3. Motion position control
PLCs can support the control and management of CNC machine tools. In the machining industry, programmable controllers are integrated with computer numerical control (CNC) to complete the motion position control of machine tools. Their function is to receive machining information from input devices, process and calculate it, and send corresponding pulses to the drive device. Through stepper motors or servo motors, the machine tool moves along a predetermined trajectory, thus achieving multi-axis servo motor self-control. Currently, it is used to control centerless grinding, stamping, segmented blanking of complex parts, and hobbing/digging applications.
4. Monitoring and management of the production process
PLCs can connect to peripherals such as display terminals and printers via communication interfaces.
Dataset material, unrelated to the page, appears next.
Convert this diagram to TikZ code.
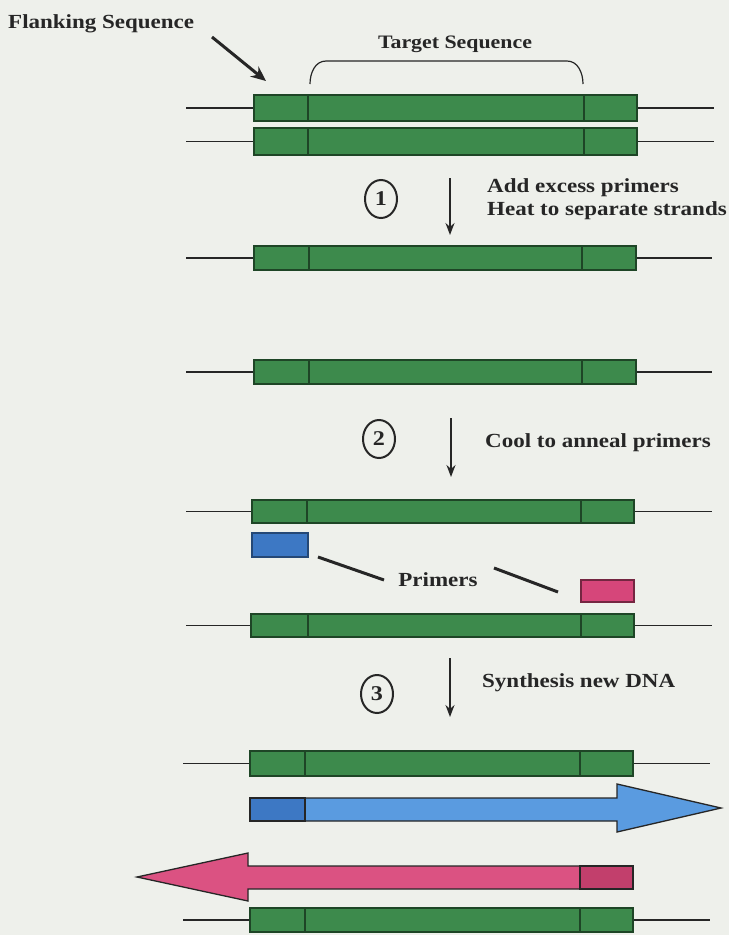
\documentclass[tikz,border=0pt]{standalone}
\usepackage{fontspec}
\setmainfont{Liberation Serif}[FakeStretch=1.15]
\usetikzlibrary{arrows.meta,shapes.geometric}
\definecolor{bg}{HTML}{EEF0EB}
\definecolor{dnagreen}{HTML}{3D8A4C}
\definecolor{dnaedge}{HTML}{1E4526}
\definecolor{primblue}{HTML}{3D78C4}
\definecolor{arrblue}{HTML}{5A9BE0}
\definecolor{primpink}{HTML}{D6467A}
\definecolor{arrpink}{HTML}{DB5282}
\definecolor{darkpink}{HTML}{C23F6C}
\definecolor{ink}{HTML}{262626}
\newcommand\dnastrand[8]{%
  \draw[strandline] (#7,{(#1+#2)/2}) -- (#3,{(#1+#2)/2});
  \draw[strandline] (#4,{(#1+#2)/2}) -- (#8,{(#1+#2)/2});
  \draw[strandbox] (#3,#1) rectangle (#4,#2);
  \draw[divider] (#5,#1) -- (#5,#2);
  \draw[divider] (#6,#1) -- (#6,#2);
}
\begin{document}
\begin{tikzpicture}[x=1pt,y=-1pt,
  strandline/.style={draw=ink,line width=1.5pt},
  strandbox/.style={draw=dnaedge,fill=dnagreen,line width=1.3pt},
  divider/.style={draw=dnaedge,line width=1.1pt},
  lbl/.style={font=\fontsize{20}{24}\selectfont\bfseries,text=ink,inner sep=0pt},
  stepnum/.style={draw=ink,line width=2pt,ellipse,minimum width=32pt,minimum height=38pt,inner sep=0pt,font=\fontsize{21}{24}\selectfont\bfseries,text=ink},
  steparrow/.style={draw=ink,line width=1.6pt,-{Stealth[length=12pt,width=9pt]}},
  pointer/.style={draw=ink,line width=3pt},
]
\fill[bg] (0,0) rectangle (729,935);
\useasboundingbox (0,0) rectangle (729,935);

% labels at top
\node[lbl,anchor=west] (flank) at (8,24) {Flanking Sequence};
\coordinate (flankstart) at (212,37);
\coordinate (flankend) at (266,81);
\draw[pointer,-{Stealth[length=15pt,width=13pt]}] (flankstart) -- (flankend);
\node[lbl,font=\fontsize{19}{22}\selectfont\bfseries] (target) at (455,44) {Target Sequence};
\draw[ink,line width=1.2pt] (310,84) to[out=90,in=180] (326,61) -- (567,61) to[out=0,in=90] (583,84);

% strands
\dnastrand{95}{121}{254}{637}{308}{584}{186}{714}
\dnastrand{128}{155}{254}{637}{308}{584}{186}{714}
\dnastrand{246}{270}{254}{636}{309}{582}{186}{712}
\dnastrand{360}{384}{254}{636}{309}{582}{186}{712}
\dnastrand{500}{523}{252}{634}{307}{581}{186}{712}
\dnastrand{614}{637}{251}{634}{308}{581}{186}{712}
\dnastrand{751}{776}{250}{633}{305}{580}{183}{710}
\dnastrand{908}{932}{250}{633}{305}{580}{183}{710}

% step 1
\node[stepnum] (c1) at (381,199) {1};
\coordinate (a1s) at (450,178); \coordinate (a1e) at (450,235);
\draw[steparrow] (a1s) -- (a1e);
\node[lbl,anchor=west] (t1a) at (487,188) {Add excess primers};
\node[lbl,anchor=west] (t1b) at (487,211) {Heat to separate strands};

% step 2
\node[stepnum] (c2) at (379,439) {2};
\coordinate (a2s) at (451,418); \coordinate (a2e) at (451,477);
\draw[steparrow] (a2s) -- (a2e);
\node[lbl,anchor=west] (t2) at (485,443) {Cool to anneal primers};

% primers
\node[draw=primblue!60!black,fill=primblue,line width=1.2pt,minimum width=56pt,minimum height=24pt,inner sep=0pt] (pb) at (280,545) {};
\node[draw=darkpink!60!black,fill=primpink,line width=1.2pt,minimum width=53pt,minimum height=22pt,inner sep=0pt] (pp) at (607.5,591) {};
\node[lbl] (prim) at (438,580) {Primers};
\coordinate (pl1) at (318,557); \coordinate (pl2) at (384,580);
\coordinate (pr1) at (494,568); \coordinate (pr2) at (558,592);
\draw[pointer] (pl1) -- (pl2);
\draw[pointer] (pr1) -- (pr2);

% step 3
\node[stepnum] (c3) at (377,694) {3};
\coordinate (a3s) at (450,658); \coordinate (a3e) at (450,717);
\draw[steparrow] (a3s) -- (a3e);
\node[lbl,anchor=west] (t3) at (482,683) {Synthesis new DNA};

% new DNA arrows
\draw[draw=ink,fill=arrblue,line width=1.3pt,line join=miter]
  (250,798) -- (617,798) -- (617,784) -- (721,808) -- (617,832) -- (617,821) -- (250,821) -- cycle;
\draw[draw=ink,fill=primblue,line width=1.1pt] (250,798) rectangle (305,821);
\draw[draw=ink,fill=arrpink,line width=1.3pt,line join=miter]
  (633,866) -- (248,866) -- (248,853) -- (137,877) -- (248,901) -- (248,889) -- (633,889) -- cycle;
\draw[draw=ink,fill=darkpink,line width=1.1pt] (580,866) rectangle (633,889);
\end{tikzpicture}
\end{document}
A display, acting as a Human-Machine Interface (HMI), is an intelligent device containing a microprocessor chip. Combined with a PLC, it can replace numerous control buttons, selector switches, indicator lights, production process simulation screens, and a large number of intermediate relays and terminal blocks in the control cabinet. All operations can be performed on the operating elements displayed on the screen. PLCs can conveniently and quickly collect and process data during the production process, and can display parameters in binary, decimal, hexadecimal, and ASCII character formats. On the display screen, color changes of icons reflect the operating status of field equipment, such as valve opening and closing, motor starting and stopping, and the status of position switches. PID loop control uses a comprehensive method, including data and bar graphs, to reflect changes in quantities during the production process. Operators can adjust parameters through parameter settings, retrieve data records at any given time through data queries, and save relevant production data through printing, facilitating future production management and process parameter analysis.
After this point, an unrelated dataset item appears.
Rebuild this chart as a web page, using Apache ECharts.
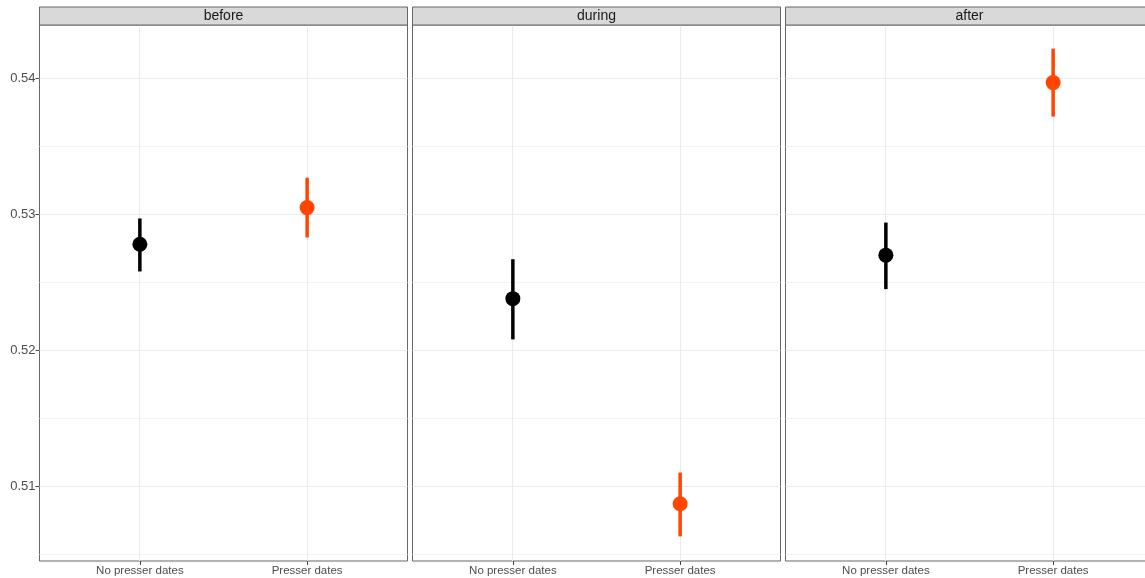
<!DOCTYPE html>
<html>
<head>
<meta charset="utf-8">
<script src="https://cdn.jsdelivr.net/npm/echarts@6/dist/echarts.min.js"></script>
<style>
  html, body { margin: 0; padding: 0; background: #fff; }
  #chart { width: 1145px; height: 578px; }
</style>
</head>
<body>
<div id="chart"></div>
<script>
(function (echarts) {
  "use strict";

  // facet panels and x categories
  var panels = ["before", "during", "after"];
  var categories = ["No presser dates", "Presser dates"];
  var pointColors = ["#000000", "#FF4500"];

  // estimates (No presser dates, Presser dates)
  var beforeMean = [0.5278, 0.5305];
  var beforeLow = [0.5258, 0.5283];
  var beforeHigh = [0.5297, 0.5327];

  var duringMean = [0.5238, 0.5087];
  var duringLow = [0.5208, 0.5063];
  var duringHigh = [0.5267, 0.5110];

  var afterMean = [0.5270, 0.5397];
  var afterLow = [0.5245, 0.5372];
  var afterHigh = [0.5294, 0.5422];

  // y axis ticks
  var yTicks = [0.51, 0.52, 0.53, 0.54];
  var yMinorTicks = [0.505, 0.515, 0.525, 0.535];
  var yMin = 0.50449, yMax = 0.54394;
  var xMin = 0.4, xMax = 2.6;

  var means = [beforeMean, duringMean, afterMean];
  var lows = [beforeLow, duringLow, afterLow];
  var highs = [beforeHigh, duringHigh, afterHigh];

  // layout (the last panel runs past the right edge, as in the original)
  var FONT = "Liberation Sans, Arial, sans-serif";
  var panelLefts = [39.5, 412.5, 785.5];
  var panelWidth = 368;
  var stripTop = 7, panelTop = 25, panelBottom = 561;

  // grid line rows: [0 = horizontal / 1 = vertical, value, minor?]
  var gridRows = [];
  yMinorTicks.forEach(function (v) { gridRows.push([0, v, 1]); });
  yTicks.forEach(function (v) { gridRows.push([0, v, 0]); });
  categories.forEach(function (c, k) { gridRows.push([1, k + 1, 0]); });

  function snap(v) { return Math.round(v - 0.5) + 0.5; }

  var grids = [], xAxes = [], yAxes = [], series = [], graphics = [];

  panels.forEach(function (name, i) {
    grids.push({
      left: panelLefts[i],
      width: panelWidth,
      top: panelTop,
      height: panelBottom - panelTop,
      outerBoundsMode: "none",
      show: true,
      backgroundColor: "#ffffff",
      borderColor: "#666666",
      borderWidth: 1,
      containLabel: false
    });

    xAxes.push({
      gridIndex: i,
      type: "value",
      min: xMin,
      max: xMax,
      axisLine: { show: false },
      splitLine: { show: false },
      axisTick: { show: true, length: 4, customValues: [1, 2], lineStyle: { color: "#444" } },
      axisLabel: {
        customValues: [1, 2],
        color: "#4D4D4D",
        fontFamily: FONT,
        fontSize: 11.5,
        margin: 4,
        formatter: function (v) { return categories[Math.round(v) - 1] || ""; }
      }
    });

    yAxes.push({
      gridIndex: i,
      type: "value",
      min: yMin,
      max: yMax,
      axisLine: { show: false },
      splitLine: { show: false },
      axisTick: { show: i === 0, length: 4, customValues: yTicks, lineStyle: { color: "#444" } },
      axisLabel: {
        show: i === 0,
        customValues: yTicks,
        color: "#4D4D4D",
        fontFamily: FONT,
        fontSize: 13,
        margin: 4,
        formatter: function (v) { return v.toFixed(2); }
      }
    });

    // panel grid lines
    series.push({
      type: "custom",
      xAxisIndex: i,
      yAxisIndex: i,
      z: 1,
      silent: true,
      data: gridRows,
      encode: { x: -1, y: -1 },
      renderItem: function (params, api) {
        var vertical = api.value(0) === 1;
        var v = api.value(1);
        var p1, p2;
        if (vertical) {
          p1 = api.coord([v, yMin]);
          p2 = api.coord([v, yMax]);
          p1[0] = p2[0] = snap(p1[0]);
        } else {
          p1 = api.coord([xMin, v]);
          p2 = api.coord([xMax, v]);
          p1[1] = p2[1] = snap(p1[1]);
        }
        return {
          type: "line",
          shape: { x1: p1[0], y1: p1[1], x2: p2[0], y2: p2[1] },
          style: { stroke: api.value(2) ? "#F2F2F2" : "#EBEBEB", lineWidth: 1 }
        };
      }
    });

    var pts = categories.map(function (c, k) {
      return [k + 1, means[i][k], lows[i][k], highs[i][k], k];
    });

    series.push({
      type: "custom",
      xAxisIndex: i,
      yAxisIndex: i,
      z: 5,
      clip: false,
      encode: { x: 0, y: [1, 2, 3] },
      data: pts,
      renderItem: function (params, api) {
        var x = api.value(0);
        var color = pointColors[api.value(4)];
        var pm = api.coord([x, api.value(1)]);
        var plo = api.coord([x, api.value(2)]);
        var phi = api.coord([x, api.value(3)]);
        return {
          type: "group",
          children: [
            {
              type: "line",
              shape: { x1: plo[0], y1: plo[1], x2: phi[0], y2: phi[1] },
              style: { stroke: color, lineWidth: 3.5 }
            },
            {
              type: "circle",
              shape: { cx: pm[0], cy: pm[1], r: 7.5 },
              style: { fill: color }
            }
          ]
        };
      }
    });

    // facet strip
    graphics.push({
      type: "rect",
      shape: { x: panelLefts[i], y: stripTop, width: panelWidth, height: panelTop - stripTop },
      style: { fill: "#D9D9D9", stroke: "#666666", lineWidth: 1 },
      z: 10
    });
    graphics.push({
      type: "text",
      x: panelLefts[i] + panelWidth / 2,
      y: (stripTop + panelTop) / 2,
      style: {
        text: name,
        fill: "#1A1A1A",
        font: "14px " + FONT,
        align: "center",
        verticalAlign: "middle"
      },
      z: 11
    });
  });

  var chart = echarts.init(document.getElementById("chart"), null, { renderer: "canvas" });
  chart.setOption({
    animation: false,
    backgroundColor: "#ffffff",
    grid: grids,
    xAxis: xAxes,
    yAxis: yAxes,
    series: series,
    graphic: graphics
  });
})(echarts);
</script>
</body>
</html>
5. Network characteristics
PLCs can enable communication and networking between multiple PLCs or between multiple PLCs and a computer, thereby forming a multi-level distributed control system and a factory automation network.
(1) Remote monitoring of the control system is achieved through communication modules, host computers and corresponding software.
(2) It connects to remote client computers via modem and public telephone network, enabling managers to remotely monitor the control system via telephone line.
Conclusion
Programmable logic controllers (PLCs), as a general-purpose industrial controller, can be used in all industrial fields. Currently, both domestically and internationally, PLCs have been successfully applied in various fields such as machinery, metallurgy, petroleum, chemical industry, textiles, transportation, power, and military, achieving considerable technological and economic benefits. Furthermore, it represents the world's advanced level of electrical control technology and is considered one of the four pillars of industrial automation technology, alongside numerical control (NC) technology, CAD/CAM technology, and industrial robotics technology.